First, I’d like to give some heartfelt thanks for all of the supportive comments, emails, FB posts, texts, phone calls, and any other means of communications I’ve missed! We are so touched. It means the world to us to know that our family and friends are so happy for us. I’ve even heard from people I’ve never heard from before – and I love that! As I said in my last post, we know you’ve been waiting with us. And we thank you for that. We might well have been lost without you.
Now, while some reading this blog know the rest of this process like old pros, I know many are wondering what happens next. So, I’m going to do my best to outline next steps here. Of course I’ll be providing more information as things happen and as we learn more along the way.
Essentially, there are two big phases to the post-referral process: court and embassy. These relate, respectively, to the Ethiopian government reviewing and approving the adoption, and the U.S. government reviewing the adoption and authorizing a newly adopted child to enter the United States.
On the Ethiopian side, the government will review our dossier and Baby K’s file. [I think that’s what I’ll call her on the blog, at least for now. Her name starts with a K, in case that wasn’t totally obvious!] The Ministry of Youth, Children, and Women’s Affairs (MOYCWA) is the agency responsible for final review. They will examine our fitness as adoptive parents and also the circumstances surrounding Baby K’s status as an orphan to ensure that she is indeed eligible for adoption. At the end of the review, if everything looks good, MOYCWA will write a letter that supports the completion of the adoption and send that letter to the court. The Ethiopian court then hears the case and makes the determination on the outcome.
We will attend the court hearing on our first trip to Ethiopia. Our agency predicts that this hearing will occur sometime between two and four months after acceptance of referral. So, this means that we will likely travel to Ethiopia sometime in May or June. We will probably get 2-3 weeks notice of our court date.

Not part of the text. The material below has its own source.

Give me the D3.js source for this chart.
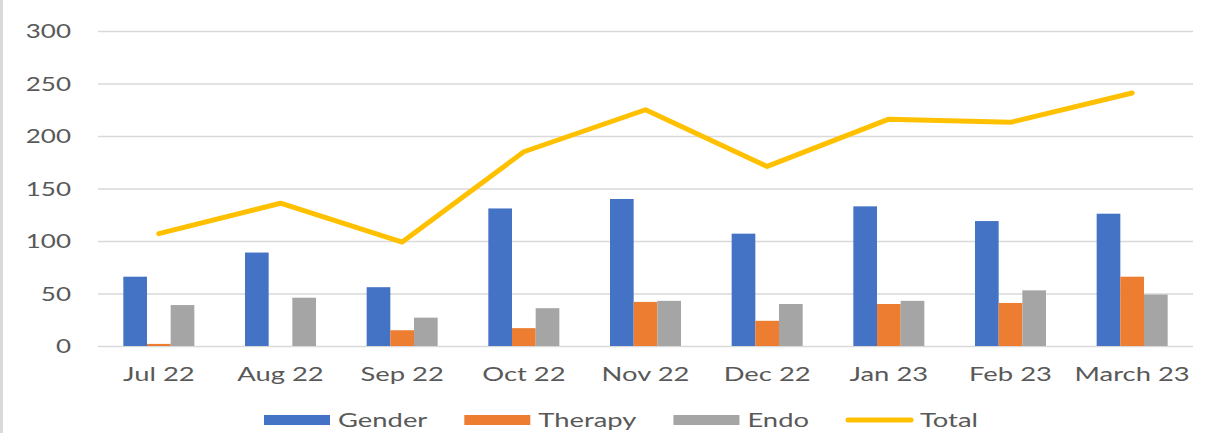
<!DOCTYPE html>
<html>
<head>
<meta charset="utf-8">
<script src="https://cdn.jsdelivr.net/npm/d3@7"></script>
<style>
  body { margin: 0; background: #fff; }
  text { font-family: Lato, "Open Sans", sans-serif; fill: #595959; }
</style>
</head>
<body>
<svg id="chart" width="1223" height="433"></svg>
<script>
// data
var months = ["Jul 22", "Aug 22", "Sep 22", "Oct 22", "Nov 22", "Dec 22", "Jan 23", "Feb 23", "March 23"];
var gender = [66, 89, 56, 131, 140, 107, 133, 119, 126];
var therapy = [2, 0, 15, 17, 42, 24, 40, 41, 66];
var endo = [39, 46, 27, 36, 43, 40, 43, 53, 49];
var total = [107, 136, 99, 185, 225, 171, 216, 213, 241];
var yTicks = [0, 50, 100, 150, 200, 250, 300];

var seriesNames = ["Gender", "Therapy", "Endo"];
var seriesColors = ["#4472C4", "#ED7D31", "#A5A5A5"];
var lineColor = "#FFC000";

var SX = 1.37; // text in the picture is stretched sideways

var svg = d3.select("svg#chart"),
  width = +svg.attr("width"),
  height = +svg.attr("height");

var margin = { left: 98, right: 30, top: 31, bottom: 87 };

// gray strip at the left edge
svg.append("rect")
  .attr("x", 0).attr("y", 0)
  .attr("width", 3).attr("height", height)
  .attr("fill", "#d9d9d9");

var x0 = d3.scaleBand()
  .domain(months)
  .range([margin.left, width - margin.right])
  .paddingInner(0).paddingOuter(0);

var x1 = d3.scaleBand()
  .domain(seriesNames)
  .range([0, x0.bandwidth()])
  .paddingInner(0).paddingOuter(1.07);

var y = d3.scaleLinear()
  .domain([0, 300])
  .range([height - margin.bottom, margin.top]);

// grid + y labels
var yAxis = svg.append("g")
  .attr("transform", "translate(" + margin.left + ",0)")
  .call(d3.axisLeft(y).tickValues(yTicks).tickSize(-(width - margin.left - margin.right)).tickPadding(0));
yAxis.select(".domain").remove();
yAxis.selectAll(".tick line").attr("stroke", "#d9d9d9").attr("stroke-width", 1.6);
yAxis.selectAll(".tick text")
  .attr("x", -27 / SX)
  .attr("transform", "scale(" + SX + ",1)")
  .style("font-size", "19px")
  .attr("dy", "0.36em");

// x labels
var xAxis = svg.append("g")
  .attr("transform", "translate(0," + (height - margin.bottom) + ")")
  .call(d3.axisBottom(x0).tickSize(0).tickPadding(0));
xAxis.select(".domain").remove();
xAxis.selectAll(".tick text")
  .attr("y", 35)
  .attr("dy", 0)
  .attr("transform", "scale(" + SX + ",1)")
  .style("font-size", "20px");

// bars
var rows = months.map(function (m, i) {
  return { month: m, values: [gender[i], therapy[i], endo[i]] };
});

svg.append("g")
  .selectAll("g")
  .data(rows)
  .join("g")
  .attr("transform", function (d) { return "translate(" + x0(d.month) + ",0)"; })
  .selectAll("rect")
  .data(function (d) {
    return d.values.map(function (v, j) { return { key: seriesNames[j], value: v, color: seriesColors[j] }; });
  })
  .join("rect")
  .attr("x", function (d) { return x1(d.key); })
  .attr("width", x1.bandwidth())
  .attr("y", function (d) { return y(d.value); })
  .attr("height", function (d) { return y(0) - y(d.value); })
  .attr("fill", function (d) { return d.color; });

// total line
var line = d3.line()
  .x(function (d, i) { return x0(months[i]) + x0.bandwidth() / 2; })
  .y(function (d) { return y(d); });

svg.append("path")
  .datum(total)
  .attr("d", line)
  .attr("fill", "none")
  .attr("stroke", lineColor)
  .attr("stroke-width", 5)
  .attr("stroke-linejoin", "round")
  .attr("stroke-linecap", "round");

// legend
var legendItems = [
  { name: "Gender", color: seriesColors[0], type: "rect" },
  { name: "Therapy", color: seriesColors[1], type: "rect" },
  { name: "Endo", color: seriesColors[2], type: "rect" },
  { name: "Total", color: lineColor, type: "line" }
];

var legend = svg.append("g");
var legendY = 420;
var swatchW = 66, swatchGap = 8, itemGap = 37;

var items = legend.selectAll("g")
  .data(legendItems)
  .join("g")
  .attr("class", "legendEntry");

items.each(function (d) {
  var g = d3.select(this);
  if (d.type === "rect") {
    g.append("rect")
      .attr("x", 0).attr("y", legendY - 5)
      .attr("width", swatchW).attr("height", 10)
      .attr("fill", d.color);
  } else {
    g.append("line")
      .attr("x1", 2).attr("x2", swatchW - 1)
      .attr("y1", legendY).attr("y2", legendY)
      .attr("stroke", d.color)
      .attr("stroke-width", 5)
      .attr("stroke-linecap", "round");
  }
  g.append("text")
    .attr("x", (swatchW + swatchGap) / SX)
    .attr("y", legendY + 7)
    .attr("transform", "scale(" + SX + ",1)")
    .style("font-size", "20px")
    .text(d.name);
});

var offsets = [], cur = 0;
items.each(function (d) {
  var w = d3.select(this).select("text").node().getComputedTextLength() * SX;
  offsets.push(cur);
  cur += swatchW + swatchGap + w + itemGap;
});
var legendWidth = cur - itemGap;
var legendStart = 621 - legendWidth / 2;
items.attr("transform", function (d, i) { return "translate(" + (legendStart + offsets[i]) + ",0)"; });
</script>
</body>
</html>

That first trip will just be a few days long in terms of official business. The purpose of the trip is to meet and spend time with Baby K (yay!) and then to testify in court that we want to adopt her. We are also thinking about adding a few days of extra travel to this trip to explore a bit outside of Addis Ababa, the capital city (where Baby K will be and where everything official happens). Once the court approves the adoption, we will be Baby K’s legal parents. At this point things like a birth certificate and passport will be issued by the Ethiopian government.

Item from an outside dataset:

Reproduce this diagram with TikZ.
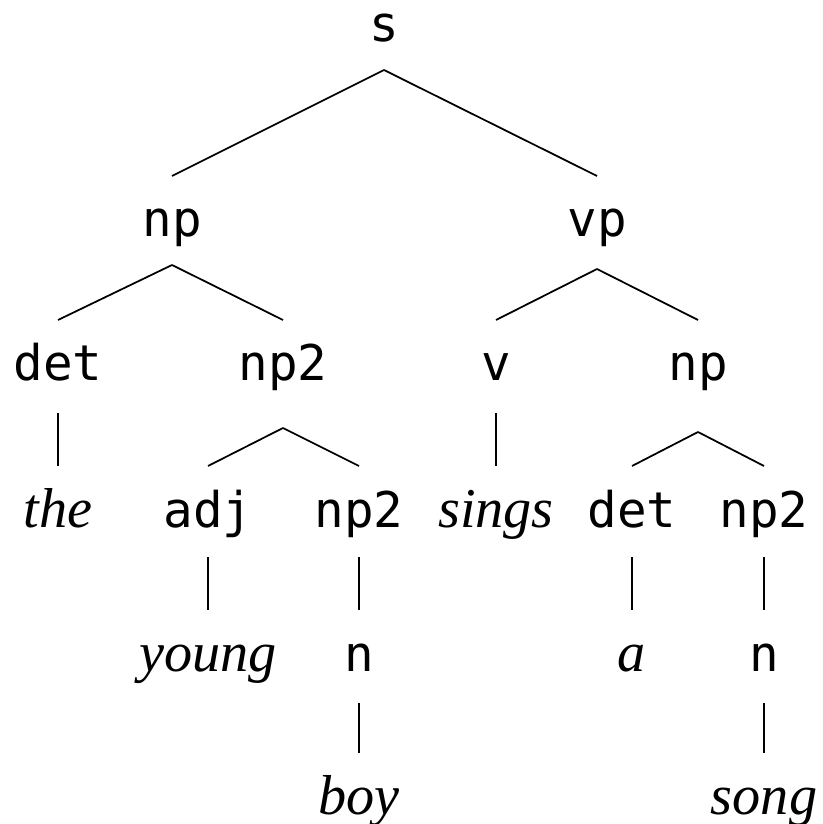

Then the U.S. government, via the U.S. Embassy in Addis Ababa, steps in. Their job is to issue the visa that allows this newly adopted child to enter the country. (Obviously, the whole entering the country thing is pretty important!) In order to do this, the embassy must review the adoption file, conduct a medical exam, make sure that we have our valid paperwork, and investigate the circumstances leading to orphan status. At the end of all of this, if all goes well, we will have an appointment at the embassy for processing of paperwork.
Our agency predicts that the embassy appointment will occur approximately 3-5 months after the court date. We will only get about a week’s notice of this trip, which will be about a week long.
So, that’s the general process and timeline. I think it is safe to say that we are looking at a minimum of six months until homecoming, and quite possibly longer. I’m thinking September or October are reasonable months to have in mind, so that’s what I’ve set my mental calendar to at this point. We will be able to predict a little bit more on the second trip once we know when our court date is scheduled.
I do have to note, as we shared with family and friends, that there are still things that could be bumpy along this next stretch of the road. And honestly, there are still things that could happen that could result in the termination of this particular adoption. We are not focusing on that possibility, but we have to be aware that the next several months may not be entirely straightforward.